Fue concebido para ellos, los viajeros convertidos en turistas al hacerse masa. Siglo XX. Hoy pasan al lado y le hacen de lado. Ni lo ven. El azul eléctrico de su armadura, su forma de arma militar incluso, no se significa. Queda solapado por la Catedral. La piedra sagrada le gana la batalla a la ciencia. La iglesia gótica tiene mucho latín. Si la mirásemos a través de uno de esos catalejos de moneda la descubriríamos cóncava.

En el camino al Varadero, en el Moll Vell, donde tanto se ha especulado para convertirlo en parque de atracciones y paraninfo del mal gusto con esa ópera que nos quisieron colocar, se encuentra un solitario catalejo. Se les llama de pago o de monedas para diferenciarlo de su padre, el inventado por un holandés, Hans Lippershey, supuestamente. El invento óptico nació en el siglo XVI y fue utilizado por los amantes de los pájaros y por los marinos. A través de su lente se acercaba lo lejano. Tan lejos, tan cerca. A partir del desarrollo del turismo, el artilugio se adaptó al mercado de las sugerencias y se le puso precio. Con una moneda, aquel buque fantasma, o aquel pájaro huidizo se hacían más reales porque se les veía en primer plano, se metía en la retina y después el cerebro codificaba los haces de luz. La matemática hace el resto.

El recuerdo de estos visores son excursiones a Formentor para ver el faro al galope de los catalejos azules porque todo niño del boom turístico se ha subido a lomos de él, se ha crecido en lo alto de su plataforma. Todo niño del desarrollismo, de aquella bonanza económica de los 70 amparada en la industria turística, sabe lo que es ver el paisaje como si fuera un ojo de pez. El faro se convertía entonces en una caseta de pájaros o en un nido de aventuras donde lord Jim se las deseaba con Peter Pan a bordo de una goleta llamada Barril.

Los catalejos azules están anclados a la tierra, no permiten mucho movimiento, de ahí que el paisaje que uno ve a través de sus lentes cóncavas sea más parecido a una fotografía que al cine.

Ahora, los anteojos de pago se han quedado para vestir santos. Los pocos que quedan, como el que mira al dique del Oeste, se han quedado ciegos. Triste destino para una máquina cuya razón de ser es hacer visible lo lejano. ¿Qué habrá ocurrido?

Al igual que los tiovivos o que las cabinas de teléfono, incluso los buzones, las ciudades transforman su mobiliario según se dan los usos y cambios.
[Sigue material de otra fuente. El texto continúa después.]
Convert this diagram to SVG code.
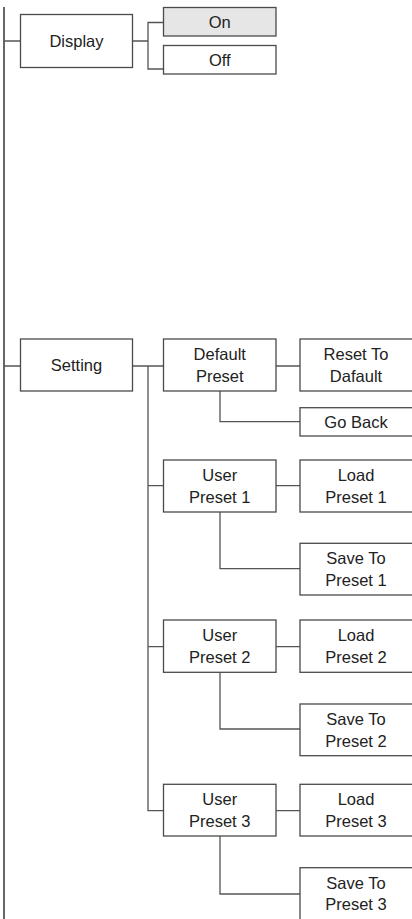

Ya no hay niños que quieran dar vueltas subidos en un caballo de cartón porque hoy juegan con la realidad virtual que les pone en una pantalla a galopar a velocidad de bit. Ya no hay personas apretujándose para meterse en las cabinas de cristal y llamar a su novia porque ahora prefieren teclear un mensaje de amor con los jeroglíficos siglo XXI que son unos señores calvos llenos de corazones. No queda tampoco quien escriba cartas porque ya no quedan coroneles que las esperen. Ante semejante panorama, quién va a querer ver el paisaje a través de una lente cóncava. ¡Qué aburrimiento!

Pues desde aquí, vindico el aburrimiento y pido a quien corresponda que arregle esos catalejos de moneda. Gracias.